Exceptional Works: Robert Ryman
One, 1969
Enamelac on corrugated paper
60 1/4 x 60 inches 153 x 152.4 cm

Robert Ryman in his studio, New York, 1969. Photo by Dorothy Levitt Beskind
One is from a body of work that Ryman made in 1969 using Enamelac—a flat pigmented shellac primer—on 60-by-60-inch corrugated paper panels. Here, the support is visible in several areas beneath the thin, overlapping, loose strokes of paint, which have a light, rhythmic, and highly gestural quality to them.
As the artist notes of these works: “I thought [Enamelac] wouldn’t affect the paper the way oil would. It would not cause it to deteriorate later, with the oil eating the paper. And also it sealed the paper so it was really the ideal medium for this situation.”Ryman’s use of a square format, too, is important: “It was the square,” he later said, “which seemed to me the perfect space to paint on…. Everything is equal.”

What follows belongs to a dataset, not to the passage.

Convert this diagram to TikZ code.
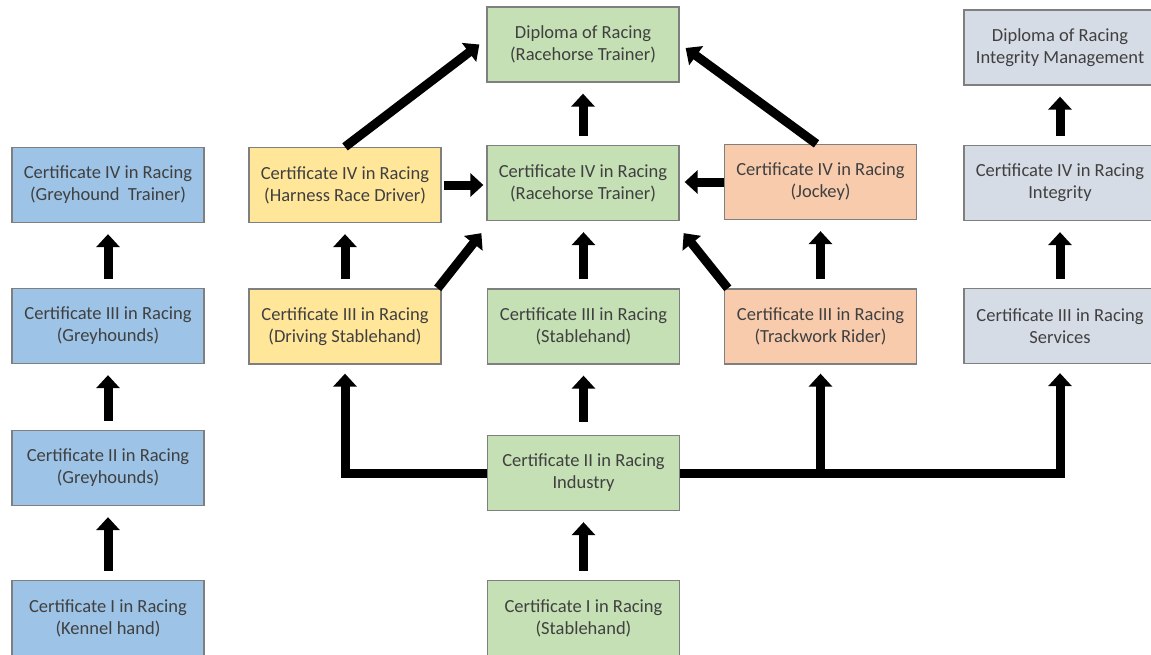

Robert Ryman, One, 1969 (detail)

Installation view, Robert Ryman, Fischbach Gallery, New York, 1969

Robert Ryman, V, 1969, installed at Villa Panza, Varese, Italy, c. early 1970s

Installation view, Whitney Revision Painting #1 and Whitney Revision Painting #2 (both 1969), conceptual art, arte povera, land art, Galleria Civica d’Arte Moderna, Turin, 1970

Robert Ryman, Whitney Revision Painting 1, 1969
“Ryman was taking painting apart to see how it worked, then reassembling it from degree zero. The support. The surface. The spread of one material over another. The limits.... He always came back from the brink. This is why his paintings are both so quiet and so exciting.”